The Union Power Ministry has initiated a high-stakes recovery drive to claw back approximately ₹800 crore in outstanding subsidies and payments owed by West Bengal. This move, spearheaded by Union Minister for Power and Housing & Urban Affairs Manohar Lal, arrives as part of a broader mandate to rehabilitate the financial health of the state’s power distribution ecosystem. Beyond the immediate recovery, the ministry is tackling a systemic burden: an estimated ₹15,000 crore in accumulated losses that have stifled the operational viability of state-run distribution entities over several fiscal cycles.

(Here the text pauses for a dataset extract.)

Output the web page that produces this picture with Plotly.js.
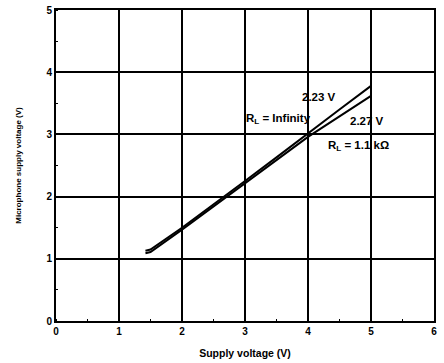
<!DOCTYPE html>
<html><head><meta charset="utf-8">
<script src="https://cdn.plot.ly/plotly-3.0.1.min.js"></script>
<style>html,body{margin:0;padding:0;background:#fff}#c{width:444px;height:363px}</style>
</head><body><div id="c"></div>
<script>
const supplyV = [1.42, 1.5, 2, 2.5, 3, 3.5, 4, 4.5, 5];
const micInfinity = [1.13, 1.15, 1.5, 1.87, 2.25, 2.63, 3.02, 3.4, 3.78];
const mic1k1 = [1.09, 1.11, 1.47, 1.84, 2.21, 2.59, 2.96, 3.29, 3.62];
const xTicks = [0, 1, 2, 3, 4, 5, 6];
const yTicks = [0, 1, 2, 3, 4, 5];
const labels = [
  {x: 4.17, y: 3.6, text: '2.23 V'},
  {x: 3.53, y: 3.24, text: 'R<sub>L</sub> = Infinity'},
  {x: 4.93, y: 3.22, text: '2.27 V'},
  {x: 4.8, y: 2.81, text: 'R<sub>L</sub> = 1.1 kΩ'}
];
const fam = 'Liberation Sans, Arial, sans-serif';
const fnt = {family: fam, size: 10, color: '#000', weight: 'bold'};
const traces = [
  {x: supplyV, y: micInfinity, mode: 'lines', line: {color: '#000', width: 2}, hoverinfo: 'skip'},
  {x: supplyV, y: mic1k1, mode: 'lines', line: {color: '#000', width: 2}, hoverinfo: 'skip'}
];
const axisBase = {
  showgrid: true, gridcolor: '#000', gridwidth: 2,
  showline: true, linecolor: '#000', linewidth: 2, mirror: true,
  zeroline: false, ticks: '', tickfont: fnt, fixedrange: true,
  minor: {ticks: 'inside', ticklen: 2, tickcolor: '#000', tickwidth: 1, dtick: 0.5, showgrid: false}
};
const layout = {
  width: 444, height: 363,
  margin: {l: 56, r: 10, t: 10, b: 42},
  paper_bgcolor: '#fff', plot_bgcolor: '#fff',
  showlegend: false,
  xaxis: Object.assign({}, axisBase, {range: [0, 6], tickvals: xTicks, ticktext: xTicks.map(String),
    title: {text: 'Supply voltage (V)', font: {family: fam, size: 10.5, color: '#000', weight: 'bold'}, standoff: 14}}),
  yaxis: Object.assign({}, axisBase, {range: [0, 5], tickvals: yTicks, ticktext: yTicks.map(String),
    title: {text: 'Microphone supply voltage (V)', font: {family: fam, size: 8, color: '#000', weight: 'bold'}, standoff: 24}}),
  annotations: labels.map(l => ({x: l.x, y: l.y, text: l.text, showarrow: false, font: {family: fam, size: 11.5, color: '#000', weight: 'bold'}, bgcolor: 'rgba(0,0,0,0)'}))
};
Plotly.newPlot('c', traces, layout, {staticPlot: true});
</script></body></html>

Operational Overhaul and The Smart Meter Catalyst

Starting in July, the state will launch an expansive smart meter rollout targeting 20 million consumers. This effort, integrated under the national Revamped Distribution Sector Scheme, serves as a crucial mechanism to address aggregate technical and commercial losses, which currently hover near 12 percent. The rollout will adopt a phased architecture: initially saturating government offices and campuses—with a commitment to transition these to a prepaid model by August—before scaling to large commercial entities and eventually domestic households. By moving away from manual billing, which has long been a source of consumer friction and revenue leakage, the government aims to enforce higher billing efficiency and demand-side transparency.

The Forensic Bear Case: Structural Vulnerabilities

The state utility, West Bengal State Electricity Distribution Company Limited (WBSEDCL), faces substantial headwinds that extend beyond simple revenue collection. Recent financial disclosures highlight systemic vulnerabilities, including contingent liabilities exceeding ₹1,300 crore tied to various litigations and significant gaps in recoverability assessments for trade receivables. Furthermore, audit observations have flagged technical constraints in current ERP systems, which complicate the granular monitoring of consumer-wise aging data. While the shift to smart metering promises better revenue visibility, the utility must navigate legacy issues, such as disputed consumer accounts and the absence of clear provisioning against non-government receivables, which could delay the intended impact on balance sheet stability.

Future Outlook and Sector Dynamics

Looking ahead, the ministry has mandated a comprehensive source allocation plan to be finalized within two months, alongside a revised tariff framework designed to align industrial costs with actual operational expenses. With pressure mounting to improve the utility's debt-servicing capabilities—already under scrutiny by credit and regulatory bodies—the success of this reform hinges on the state’s ability to move beyond political resistance and execute the prepaid conversion as scheduled. Analysts are closely watching whether these reforms will successfully pave the way for long-term self-reliance, or if the accumulation of legacy liabilities will continue to weigh on the state's energy infrastructure investment capacity.